Five of the 21 resolutions on Tuesday’s agenda pertained to mining. These resolutions ranged from including a non-binding referendum on Nov. 6 ballots to releasing bid packages for the exploration, prospecting and mining lease agreements. One resolution brought to the board by the committee addressed the possibility of going forward with releasing bid packages or stopping the process all together.
Before any resolutions were acted on, Board Chairman Ted Cushing, opened up the meeting for public comment and the first speaker was Schatzley. “We have been denied opportunity to engage in a meaningful exchange about this mine,” he said. “The mining committee has not done what is was directed to do. I’m asking you all to vote no to put a stop to this. The environmental challenges are too great.”
The Town of Lynne also hired an attorney, Glenn Studdard, based out of Eau Claire, who has “been involved in mining for many years.” He told the board that he has been involved in representing towns where mining was proposed and towns have fought in court, and won, rulings where county rule was overturned by smaller municipality ordinances. “I urge you to go slow on this,” Studdard said. “It’s tempting to think about the money but mining is a boom or bust mentality. There are huge problems with infrastructure, property values go down and there’s pollution. Mining companies come in and play shell games. These companies have questionable track records. The Town of Lynne has authority on this and we will exercise it. My advice is to protect your forests-this is your asset.”
Next to address the board was Lac du Flambeau Tribal Chairman Tom Maulson. The Lac du Flambeau tribe has ancestors buried at this site and the land where the mine is proposed is culturally significant to the tribe. “We want to respect people’s wishes but no one respects our wishes,” he said. “You will have a problem digging up Mother Earth and taking from her body. Women are keepers of the water and you women on the board should realize this. We know how ground water runs. I have not seen mines that are safe (to the environment.) Look at the generations to come. We have obligations from our elders to protect them. We need to be a part of these decisions. The resolutions you have written are vague but we are savvy people. The Anishinabe people will be here making sure you are going in the right direction. We will be watching you.”

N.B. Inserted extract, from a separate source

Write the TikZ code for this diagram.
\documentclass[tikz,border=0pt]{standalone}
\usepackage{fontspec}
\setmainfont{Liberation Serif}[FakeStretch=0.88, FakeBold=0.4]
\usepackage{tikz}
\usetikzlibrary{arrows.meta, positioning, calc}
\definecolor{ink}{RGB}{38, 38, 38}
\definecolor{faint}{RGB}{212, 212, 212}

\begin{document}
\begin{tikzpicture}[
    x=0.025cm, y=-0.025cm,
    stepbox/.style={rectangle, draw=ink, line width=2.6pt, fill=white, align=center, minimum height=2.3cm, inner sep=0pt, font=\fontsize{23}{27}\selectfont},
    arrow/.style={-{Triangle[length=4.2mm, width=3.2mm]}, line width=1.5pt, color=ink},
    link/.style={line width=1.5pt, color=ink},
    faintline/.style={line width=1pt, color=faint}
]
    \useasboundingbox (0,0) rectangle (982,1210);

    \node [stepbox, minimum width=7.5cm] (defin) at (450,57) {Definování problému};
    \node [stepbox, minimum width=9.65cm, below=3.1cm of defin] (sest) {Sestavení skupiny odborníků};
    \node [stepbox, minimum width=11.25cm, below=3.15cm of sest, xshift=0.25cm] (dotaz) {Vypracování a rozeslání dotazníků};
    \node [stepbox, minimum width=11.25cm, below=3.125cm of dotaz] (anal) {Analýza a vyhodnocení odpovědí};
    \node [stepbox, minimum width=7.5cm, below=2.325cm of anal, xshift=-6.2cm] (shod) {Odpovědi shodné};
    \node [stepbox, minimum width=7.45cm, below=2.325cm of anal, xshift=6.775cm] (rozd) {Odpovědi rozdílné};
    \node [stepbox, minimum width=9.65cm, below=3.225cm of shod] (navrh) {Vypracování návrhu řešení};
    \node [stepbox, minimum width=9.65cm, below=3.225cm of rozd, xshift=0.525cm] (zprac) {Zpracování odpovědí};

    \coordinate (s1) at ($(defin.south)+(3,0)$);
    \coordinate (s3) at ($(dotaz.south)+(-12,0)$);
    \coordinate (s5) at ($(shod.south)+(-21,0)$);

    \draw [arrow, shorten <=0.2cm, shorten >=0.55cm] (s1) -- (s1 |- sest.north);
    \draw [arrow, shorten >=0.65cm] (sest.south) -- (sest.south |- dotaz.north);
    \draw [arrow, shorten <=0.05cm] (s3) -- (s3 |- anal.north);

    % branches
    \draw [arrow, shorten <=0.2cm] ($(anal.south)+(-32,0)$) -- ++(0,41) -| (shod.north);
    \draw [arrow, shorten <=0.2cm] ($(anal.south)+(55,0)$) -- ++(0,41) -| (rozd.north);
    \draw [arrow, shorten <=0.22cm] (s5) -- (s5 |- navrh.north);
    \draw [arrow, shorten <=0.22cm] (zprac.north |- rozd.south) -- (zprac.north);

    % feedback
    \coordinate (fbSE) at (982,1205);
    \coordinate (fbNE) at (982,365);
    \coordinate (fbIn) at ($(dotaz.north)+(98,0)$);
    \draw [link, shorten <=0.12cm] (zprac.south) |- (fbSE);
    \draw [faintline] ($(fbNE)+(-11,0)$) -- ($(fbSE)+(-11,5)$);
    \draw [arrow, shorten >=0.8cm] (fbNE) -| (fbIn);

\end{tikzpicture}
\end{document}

Brooks Big John, a member of the tribal council, also spoke. “You need to take a step back and do some soul searching,” he said. “Listen to what your constituents want. The Town of Lynne has concerns and issues and cries of help have fallen on deaf ears. You have a battle ahead of you in the direction you are going. Mining is boom or bust-and there’s no boom without bust. You can’t let jobs outweigh the environment. The environment is foremost.”
Mark Pflieger of Harshaw also presented the board with a petition with more than 1,200 names opposing the mine. “Many people worked to get this signed,” he said. “Every person signed the petition after they saw (pictures) of the site. We are all downstream from this. This was an issue 23 years ago and nothing has changed. The two streams and seven lakes in this area are still here. The tribes are still here. The Town of Lynne is still here and the citizens that don’t want this are still here.”

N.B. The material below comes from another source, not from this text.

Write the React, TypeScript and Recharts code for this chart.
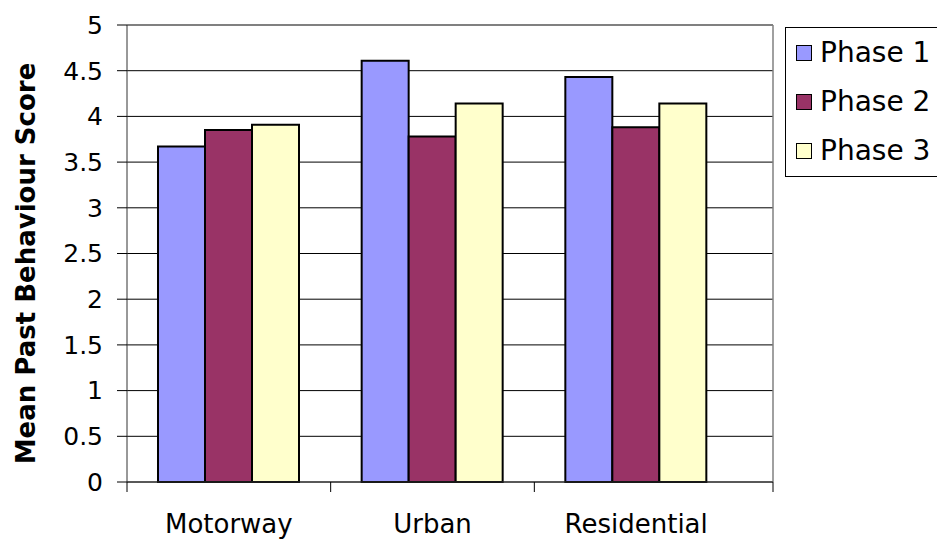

For almost two hours the board listened to close to 20 people voice their objections to the mine, some passionately, almost on the verge of tears. Only one speaker, Carlton Schroeder, spoke for the idea of exploring the site more. “I support the idea of drilling and how this site could be mined in a respectable way,” he said. “We won’t begin to understand any of the issues until we get into the permitting process.” His statements were met with stony silence.
After the public comment portion of the meeting closed the board discussed how to proceed. Board supervisor Bob Mott expressed his opinion that if the mine went forward there was lots of work ahead for the mining committee. “We will need detailed monthly reports,” he said. “This should not be a closed process. We need a step by step approach and an organized plan that is open for the board and the public. We need to know what revenue can be gained; how it will affect the infrastructure; what sulfide mines have been in operation and what are the (after) effects of closed mines. I want to be educated. How can people vote if they are not educated?”
Supervisor Tom Rudolph, who has been a proponent of the mine from the beginning, also spoke. “What we have heard here today is based on emotion,” he said. “Let’s get the factual side from the (mining) companies. There has been very little factual information from what we have heard here this morning. We are asking for bids to see if companies are still interested. The bid process does not commit us to mining. There are many hoops to go through. We’re not committing to anything at this point, but to get more information.”
But supervisor Bob Metropulos cautioned about the legal ramifications of going forward with the mine. “‘Some of us here have deaf ears,” he said. “Can we afford to get into litigation for the next five years? Now we’re talking about tax payer money. I don’t know if our general fund can handle something like that.”
Supervisor Jerry Shidell authored the resolution that would determine if the committee would go forward with mining or not. “Do you want us to go forward or not?” he asked. “It’s that simple. If you vote no the mining committee will close shop.”
The board then voted. Supervisors in favor of continuing with the process included, Shidell, Denny Thompson, Mike Timmons, Gary Baier, Dave Hintz, Rudolph, Mott, Jack Sorensen and Scott Holewinski. Those for stopping the process included Jim Intrepidi, Jack Martinson, Sonny Paszak, Romelle Vandervest, Paul Dean, Bob Martini, Candy Sorensen, Carol Pedersen, Billy Fried, Greg Berard, Metropulos and Cushing.
And with that vote the crowd rose to their feet and cheered and applauded. “This vote means there is no need to continue pursuing the mining process,” said corporate counsel Brian Desmond.